> What this task involves:
Find the lines holding the word "Write" and collect them.
═══ Raw data
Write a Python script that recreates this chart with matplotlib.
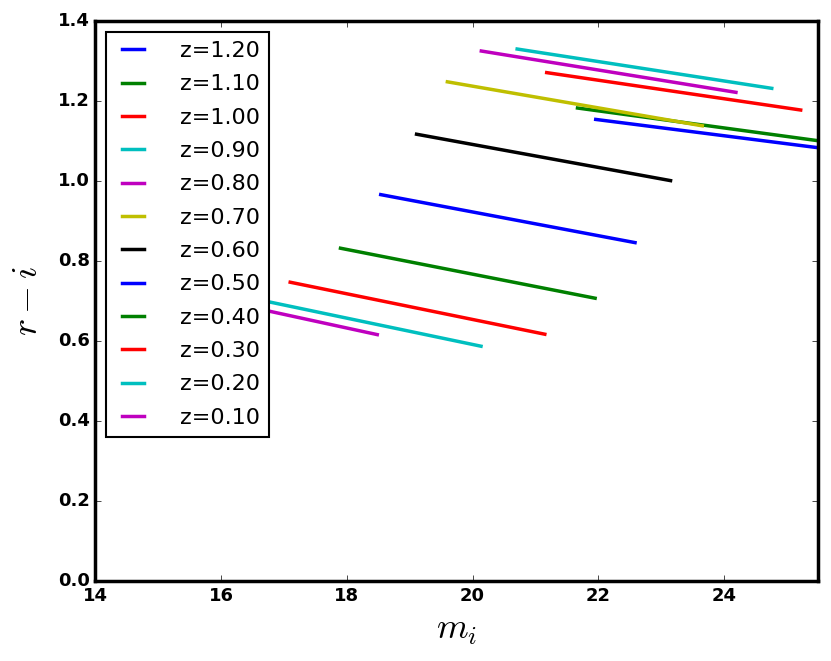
══════
═══ Raw data
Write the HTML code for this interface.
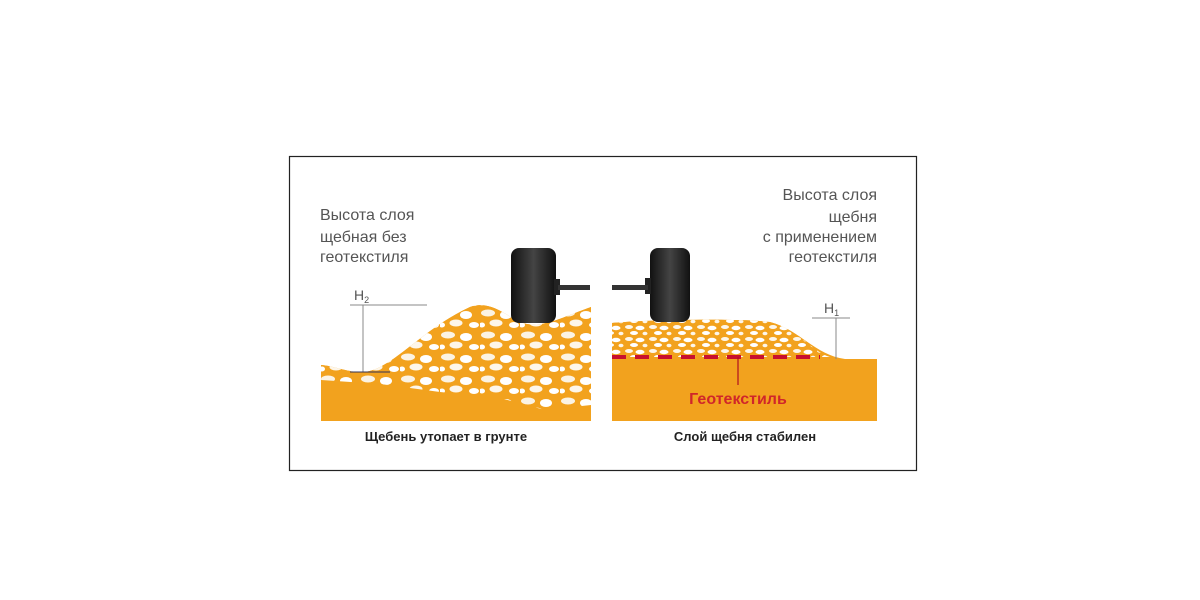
══════
═══ Raw data
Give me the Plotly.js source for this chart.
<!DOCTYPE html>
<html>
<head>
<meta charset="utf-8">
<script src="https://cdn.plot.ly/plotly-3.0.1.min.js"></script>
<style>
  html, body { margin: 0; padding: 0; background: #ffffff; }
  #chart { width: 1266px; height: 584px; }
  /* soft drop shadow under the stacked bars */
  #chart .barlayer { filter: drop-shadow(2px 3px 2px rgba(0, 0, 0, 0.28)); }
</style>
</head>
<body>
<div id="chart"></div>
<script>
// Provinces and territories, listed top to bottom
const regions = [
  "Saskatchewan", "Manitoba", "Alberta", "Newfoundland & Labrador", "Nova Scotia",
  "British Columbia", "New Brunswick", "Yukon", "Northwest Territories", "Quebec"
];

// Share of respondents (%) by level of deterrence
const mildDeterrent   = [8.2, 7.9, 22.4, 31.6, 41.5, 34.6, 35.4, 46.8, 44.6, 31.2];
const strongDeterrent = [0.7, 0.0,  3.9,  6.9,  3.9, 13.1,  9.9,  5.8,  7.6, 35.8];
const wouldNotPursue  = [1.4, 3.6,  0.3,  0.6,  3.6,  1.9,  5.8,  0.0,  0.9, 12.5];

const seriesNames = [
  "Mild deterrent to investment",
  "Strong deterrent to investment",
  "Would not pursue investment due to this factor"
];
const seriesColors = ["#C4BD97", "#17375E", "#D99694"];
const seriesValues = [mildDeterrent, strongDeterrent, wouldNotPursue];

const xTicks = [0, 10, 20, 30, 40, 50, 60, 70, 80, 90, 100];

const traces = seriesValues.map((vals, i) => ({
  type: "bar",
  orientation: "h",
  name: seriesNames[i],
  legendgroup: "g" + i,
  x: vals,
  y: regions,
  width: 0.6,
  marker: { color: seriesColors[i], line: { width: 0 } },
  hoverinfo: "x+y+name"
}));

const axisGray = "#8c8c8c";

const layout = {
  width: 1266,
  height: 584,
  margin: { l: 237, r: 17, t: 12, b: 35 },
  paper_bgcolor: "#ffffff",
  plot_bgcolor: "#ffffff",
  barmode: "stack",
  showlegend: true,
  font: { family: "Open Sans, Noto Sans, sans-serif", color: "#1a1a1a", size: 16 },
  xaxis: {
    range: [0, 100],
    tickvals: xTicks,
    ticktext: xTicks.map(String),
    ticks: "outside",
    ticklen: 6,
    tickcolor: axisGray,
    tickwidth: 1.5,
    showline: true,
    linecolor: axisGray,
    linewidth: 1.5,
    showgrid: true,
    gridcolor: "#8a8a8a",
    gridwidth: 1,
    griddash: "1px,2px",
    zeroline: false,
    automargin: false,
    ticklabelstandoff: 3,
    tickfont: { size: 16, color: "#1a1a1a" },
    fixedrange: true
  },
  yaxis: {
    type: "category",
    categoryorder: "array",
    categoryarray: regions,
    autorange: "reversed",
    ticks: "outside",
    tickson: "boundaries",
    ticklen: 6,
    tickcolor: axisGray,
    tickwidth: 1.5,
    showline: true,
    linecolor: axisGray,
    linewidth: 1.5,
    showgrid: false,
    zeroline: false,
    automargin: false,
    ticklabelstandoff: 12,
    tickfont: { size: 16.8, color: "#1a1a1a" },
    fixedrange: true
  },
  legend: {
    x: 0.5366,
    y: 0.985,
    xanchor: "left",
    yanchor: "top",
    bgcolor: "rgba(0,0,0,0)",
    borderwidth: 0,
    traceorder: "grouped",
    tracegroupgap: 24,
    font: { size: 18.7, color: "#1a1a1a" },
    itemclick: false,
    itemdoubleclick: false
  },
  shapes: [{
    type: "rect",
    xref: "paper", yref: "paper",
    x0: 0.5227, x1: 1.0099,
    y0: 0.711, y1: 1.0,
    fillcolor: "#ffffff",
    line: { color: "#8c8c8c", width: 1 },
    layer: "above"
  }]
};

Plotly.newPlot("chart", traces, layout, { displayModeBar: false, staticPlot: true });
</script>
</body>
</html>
══════
> Finished exercise:
Write a Python script that recreates this chart with matplotlib.
Write the HTML code for this interface.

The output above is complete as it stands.